▶ [PROBLEM DESCRIPTION]
Return exactly, and only, the lines from the one holding "Output the LaTeX" through the one holding "(veg.south -| coma.north);", both included; the pictures stay out.

▶ [SUPPLIED RECORDS]
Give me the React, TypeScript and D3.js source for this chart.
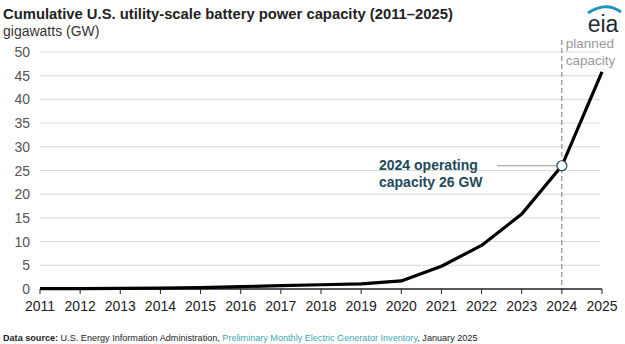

---

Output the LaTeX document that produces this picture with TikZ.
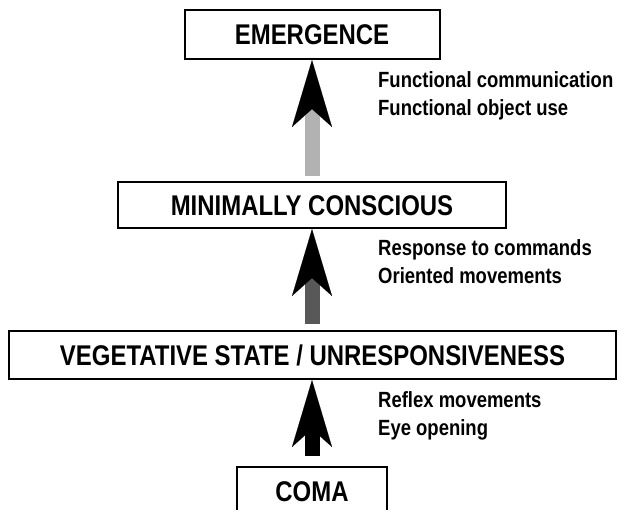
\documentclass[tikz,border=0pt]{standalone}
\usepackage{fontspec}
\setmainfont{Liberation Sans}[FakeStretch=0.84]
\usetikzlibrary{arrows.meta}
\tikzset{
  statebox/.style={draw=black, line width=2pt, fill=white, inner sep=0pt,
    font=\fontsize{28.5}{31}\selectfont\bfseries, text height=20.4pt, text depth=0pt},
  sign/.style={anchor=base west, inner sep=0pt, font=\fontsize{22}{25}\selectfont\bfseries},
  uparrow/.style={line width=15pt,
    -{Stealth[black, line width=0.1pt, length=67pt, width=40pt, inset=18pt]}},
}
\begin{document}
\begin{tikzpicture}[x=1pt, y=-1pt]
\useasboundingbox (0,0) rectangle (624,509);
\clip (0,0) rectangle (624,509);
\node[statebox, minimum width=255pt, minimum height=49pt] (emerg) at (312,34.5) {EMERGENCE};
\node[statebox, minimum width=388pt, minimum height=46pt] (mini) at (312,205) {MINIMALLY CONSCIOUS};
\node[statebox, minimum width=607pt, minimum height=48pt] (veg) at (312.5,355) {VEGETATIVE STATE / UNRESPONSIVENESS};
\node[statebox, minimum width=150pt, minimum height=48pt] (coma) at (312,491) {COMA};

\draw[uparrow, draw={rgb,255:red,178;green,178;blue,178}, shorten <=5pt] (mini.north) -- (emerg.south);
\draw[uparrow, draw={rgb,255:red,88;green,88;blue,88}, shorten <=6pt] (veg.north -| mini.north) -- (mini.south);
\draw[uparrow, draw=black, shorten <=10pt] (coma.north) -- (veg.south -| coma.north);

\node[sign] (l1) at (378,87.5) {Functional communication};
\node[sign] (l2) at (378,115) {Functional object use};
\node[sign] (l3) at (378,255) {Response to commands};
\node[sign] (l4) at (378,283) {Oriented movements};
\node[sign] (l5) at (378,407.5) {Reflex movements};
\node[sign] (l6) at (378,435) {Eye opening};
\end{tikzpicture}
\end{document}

--

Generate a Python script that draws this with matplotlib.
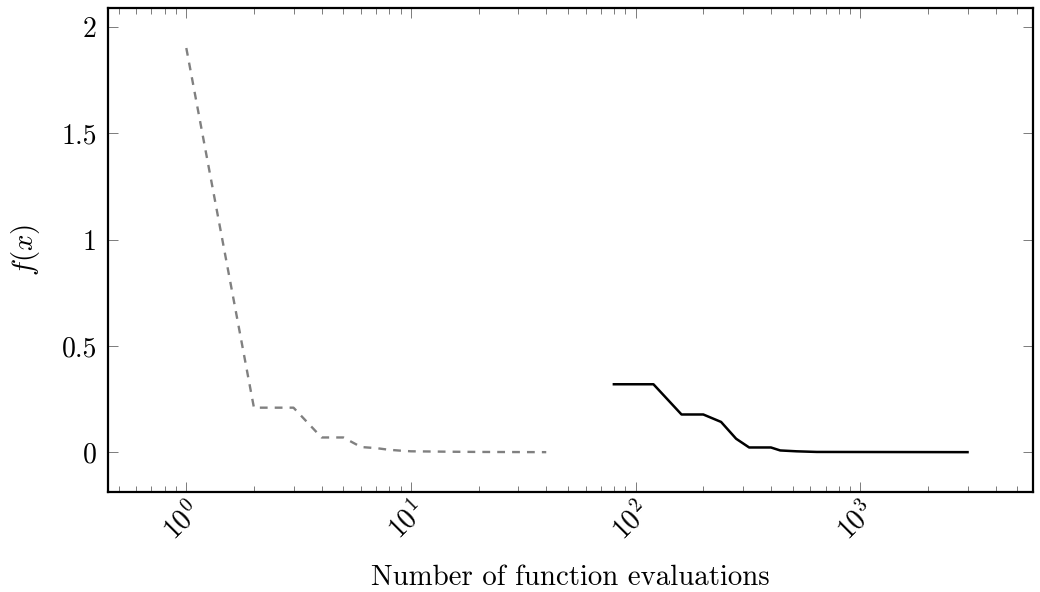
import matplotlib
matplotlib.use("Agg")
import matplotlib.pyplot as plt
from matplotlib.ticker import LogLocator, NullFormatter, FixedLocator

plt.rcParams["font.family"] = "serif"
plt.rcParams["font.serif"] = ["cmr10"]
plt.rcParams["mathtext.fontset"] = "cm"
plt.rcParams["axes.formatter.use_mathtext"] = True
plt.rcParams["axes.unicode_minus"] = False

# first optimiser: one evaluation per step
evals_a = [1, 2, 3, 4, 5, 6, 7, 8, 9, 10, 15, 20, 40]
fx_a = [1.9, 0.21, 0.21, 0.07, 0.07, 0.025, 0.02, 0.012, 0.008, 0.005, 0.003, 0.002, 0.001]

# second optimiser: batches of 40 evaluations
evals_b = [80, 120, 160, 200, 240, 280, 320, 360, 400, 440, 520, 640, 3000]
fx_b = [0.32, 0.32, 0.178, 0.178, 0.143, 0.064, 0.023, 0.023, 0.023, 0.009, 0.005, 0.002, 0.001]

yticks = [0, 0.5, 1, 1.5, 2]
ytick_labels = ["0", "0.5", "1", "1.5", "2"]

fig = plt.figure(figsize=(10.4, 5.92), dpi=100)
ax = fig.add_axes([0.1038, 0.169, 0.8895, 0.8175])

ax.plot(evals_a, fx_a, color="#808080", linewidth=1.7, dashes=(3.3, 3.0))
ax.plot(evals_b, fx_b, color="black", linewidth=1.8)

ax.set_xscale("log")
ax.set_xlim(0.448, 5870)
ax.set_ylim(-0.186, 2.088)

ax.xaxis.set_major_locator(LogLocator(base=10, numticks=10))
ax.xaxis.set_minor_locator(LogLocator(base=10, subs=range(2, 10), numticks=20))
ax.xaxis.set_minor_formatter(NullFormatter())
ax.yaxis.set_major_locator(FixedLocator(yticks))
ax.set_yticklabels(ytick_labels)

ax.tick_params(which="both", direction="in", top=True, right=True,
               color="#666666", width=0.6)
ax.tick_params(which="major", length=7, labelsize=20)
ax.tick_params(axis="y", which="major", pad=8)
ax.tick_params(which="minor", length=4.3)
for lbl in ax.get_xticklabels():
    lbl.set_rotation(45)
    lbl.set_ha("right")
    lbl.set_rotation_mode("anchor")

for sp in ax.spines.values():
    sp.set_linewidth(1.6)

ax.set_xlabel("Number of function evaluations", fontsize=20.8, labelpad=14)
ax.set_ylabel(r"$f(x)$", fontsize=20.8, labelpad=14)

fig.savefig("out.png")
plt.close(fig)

▶ [TASK SOLUTION]
Output the LaTeX document that produces this picture with TikZ.
\documentclass[tikz,border=0pt]{standalone}
\usepackage{fontspec}
\setmainfont{Liberation Sans}[FakeStretch=0.84]
\usetikzlibrary{arrows.meta}
\tikzset{
  statebox/.style={draw=black, line width=2pt, fill=white, inner sep=0pt,
    font=\fontsize{28.5}{31}\selectfont\bfseries, text height=20.4pt, text depth=0pt},
  sign/.style={anchor=base west, inner sep=0pt, font=\fontsize{22}{25}\selectfont\bfseries},
  uparrow/.style={line width=15pt,
    -{Stealth[black, line width=0.1pt, length=67pt, width=40pt, inset=18pt]}},
}
\begin{document}
\begin{tikzpicture}[x=1pt, y=-1pt]
\useasboundingbox (0,0) rectangle (624,509);
\clip (0,0) rectangle (624,509);
\node[statebox, minimum width=255pt, minimum height=49pt] (emerg) at (312,34.5) {EMERGENCE};
\node[statebox, minimum width=388pt, minimum height=46pt] (mini) at (312,205) {MINIMALLY CONSCIOUS};
\node[statebox, minimum width=607pt, minimum height=48pt] (veg) at (312.5,355) {VEGETATIVE STATE / UNRESPONSIVENESS};
\node[statebox, minimum width=150pt, minimum height=48pt] (coma) at (312,491) {COMA};

\draw[uparrow, draw={rgb,255:red,178;green,178;blue,178}, shorten <=5pt] (mini.north) -- (emerg.south);
\draw[uparrow, draw={rgb,255:red,88;green,88;blue,88}, shorten <=6pt] (veg.north -| mini.north) -- (mini.south);
\draw[uparrow, draw=black, shorten <=10pt] (coma.north) -- (veg.south -| coma.north);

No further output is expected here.